The distinguishing characteristic of a first-class translation is the faithful conveyance of meaning from an original to a target language. One of the most-translated texts of all time is the Bible, and arguments as to how its meaning should be translated continue to occupy scholars (e.g., Thomas, 1990; Joubert, 2001; Naudé, 2004; Karlik, 2010). This paper examines the conveyance of emotional meaning in several English translations of the Bible.
The Christian Bible (66 books, Old and New Testaments) took something resembling its present form several hundred years after the birth of Christ. Its contents derive from a variety of source documents—all of them copies rather than originals—written mainly in Aramaic, Hebrew, and Greek. Different translations of the Bible have relied on different though overlapping source documents (e.g., the Alexandrian and Byzantine texts, Gilmore, 2000, pp. 16, 36). An early translation of the complete Bible into a single language was the Latin Vulgate of the late 4th century C. E. (Gilmore, p. 177) and the first complete English translation (Wycliffe's) did not appear until the 14th century (Bruce, 1961, p. 12). At present, there are several English translations extant which differ in terms of privileged source documents (de Vries, 2007), target populations (e.g., Catholic, Protestant, and Jewish; Appendix A), and translation philosophies.

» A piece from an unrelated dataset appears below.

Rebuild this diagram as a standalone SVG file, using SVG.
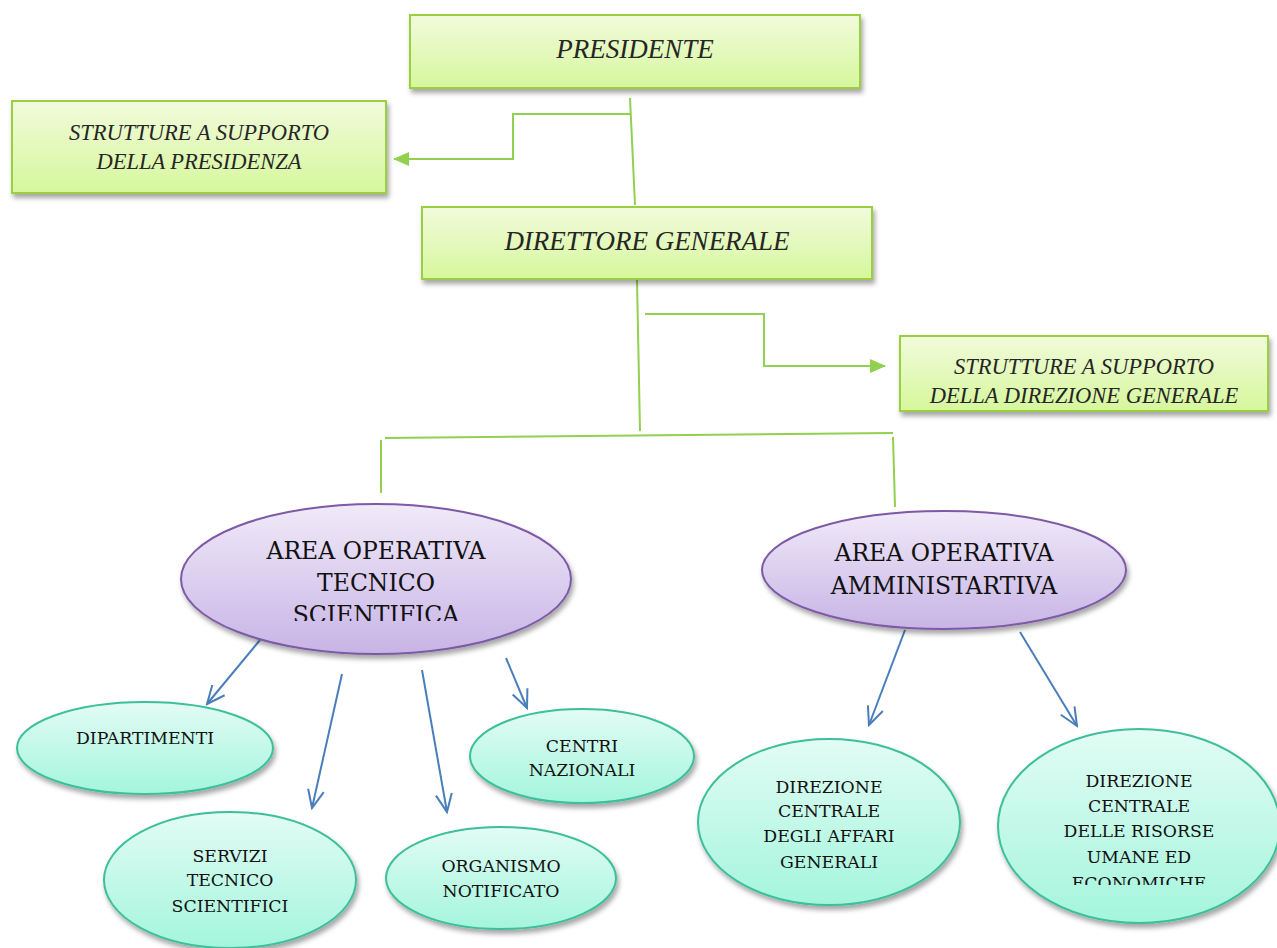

A key distinction among translation philosophies (Nida, 1964, pp. 159–162; Nida & Taber, 1969, pp. 5, 8; Zasyekin, 2010; Kerr, 2011) rests on the contrast between translations designed to be literally or formally equivalent to their sources and those designed to be functionally or dynamically equivalent to them. More literal translations (e.g., the ASV or American Standard Version; Tables 1 and 2) focus on reproducing the exact words and word meanings of the source, as far as possible. More dynamic translations (e.g. BBE, or the Bible in Basic English; Tables 1 and 2) are designed to communicate the same effect as the source, but may do so by employing different words. Emotional equivalence is defined as a form of dynamic equivalence (Nida, 1964, p. 152; Nida & Taber, 1969, pp. 91–98; Zasyekin, 2010; Kerr, 2011). Two translations creating the same emotional effect in the reader are dynamically equivalent with respect to emotion.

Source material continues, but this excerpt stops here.